Argoverse 2 is a comprehensive dataset for a number of tasks including 3D object detection, tracking, detecting changes in HD maps and motion forecasting. The Argoverse 2 Sensor Dataset contains 1000 3D labeled scenarios of 15 seconds each.

The Argoverse 2 Motion Forecasting Dataset has 250,000 scenarios with trajectory data for many object types, while The Lidar Dataset contains 20,000 unannotated lidar sequences.Finally, The Map Change Dataset provides 1,000 scenarios, 200 of which depict real-world HD map changes.

💡
Looking for full dataset management? Unitlab got you covered.

5. Toronto-3D

  • Year: 2020
  • Geography: Toronto, Canada
  • Sensors: 1 LiDAR
  • Data Format: Point cloud files as BIN files, annotations in PLY format
  • Annotations: Semantic segmentation of Lidar data
  • Size: 1 km of road + 78.3 million labeled points
  • License: CC BY-NC-SA 4.0
Toronto-3D LiDAR Semantic Annotation
Toronto-3D LiDAR Semantic Annotation

Toronto-3D is a large-scale dataset for semantic segmentation of urban outdoor scenes.
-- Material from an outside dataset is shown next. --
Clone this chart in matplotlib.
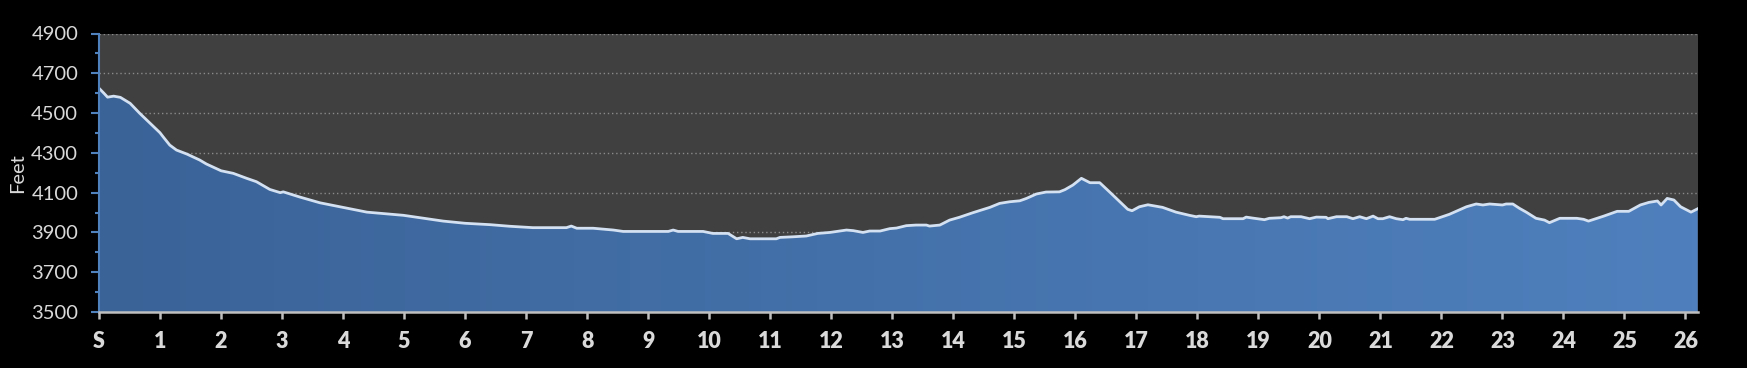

It was collected using a Teledyne Optech Maverick mobile mapping system. The dataset covers approximately 1km of Avenue Road in Toronto, Canada. It contains 78 million points labeled into eight categories.

6. PandaSet

  • Year: 2021
  • Geography: San Francisco, California
  • Sensors: 360-degree 1 mechanical LiDAR, 360-degree 1 solid-state LiDAR, 6 cameras, On-board GPS/IMU
  • Data Format: Pickle format for LiDAR and JPG for images.
  • Annotations: 3D cuboid and semantic segmentation data
  • Size: 48,000 camera images, 16,000 LiDAR sweeps, 103 scenes of 8s each, 28 annotation classes, 37 semantic segmentation labels.
  • License: Apache License, Version 2.0
PandaSet LiDAR Semantic Annotation
PandaSet LiDAR Semantic Annotation

PandaSet includes 100 scenes of 8 seconds each. The dataset provides complex labels like smoke, vegetation, and construction zones. It is useful for studying sensor-specific noise patterns.

Created by Hesai and Scale AI, PandaSet is unique because it features two different types of LiDAR: a mechanical spinning LiDAR and a solid-state LiDAR. This allows researchers to study how different sensor architectures affect perception.

7. ApolloScape

  • Year: 2018
  • Geography: Beijing, China
  • Sensors: 2 lidars
  • Data Format: Point cloud files as PCD files, images in PNG format and annotations as JSON files
  • Annotations: 3D cuboid annotations for Lidar, disparity maps for sterio and lane detection
  • Size: 100K image frames, 80k lidar point cloud and 1000km trajectories
  • License: Custom non-commercial license
ApolloScape LiDAR Annotation
ApolloScape LiDAR Annotation

Baidu’s Apolloscape consists of datasets for 3D object detection, lane detection, disparity maps for stereo images, scene inpainting, and trajectory prediction.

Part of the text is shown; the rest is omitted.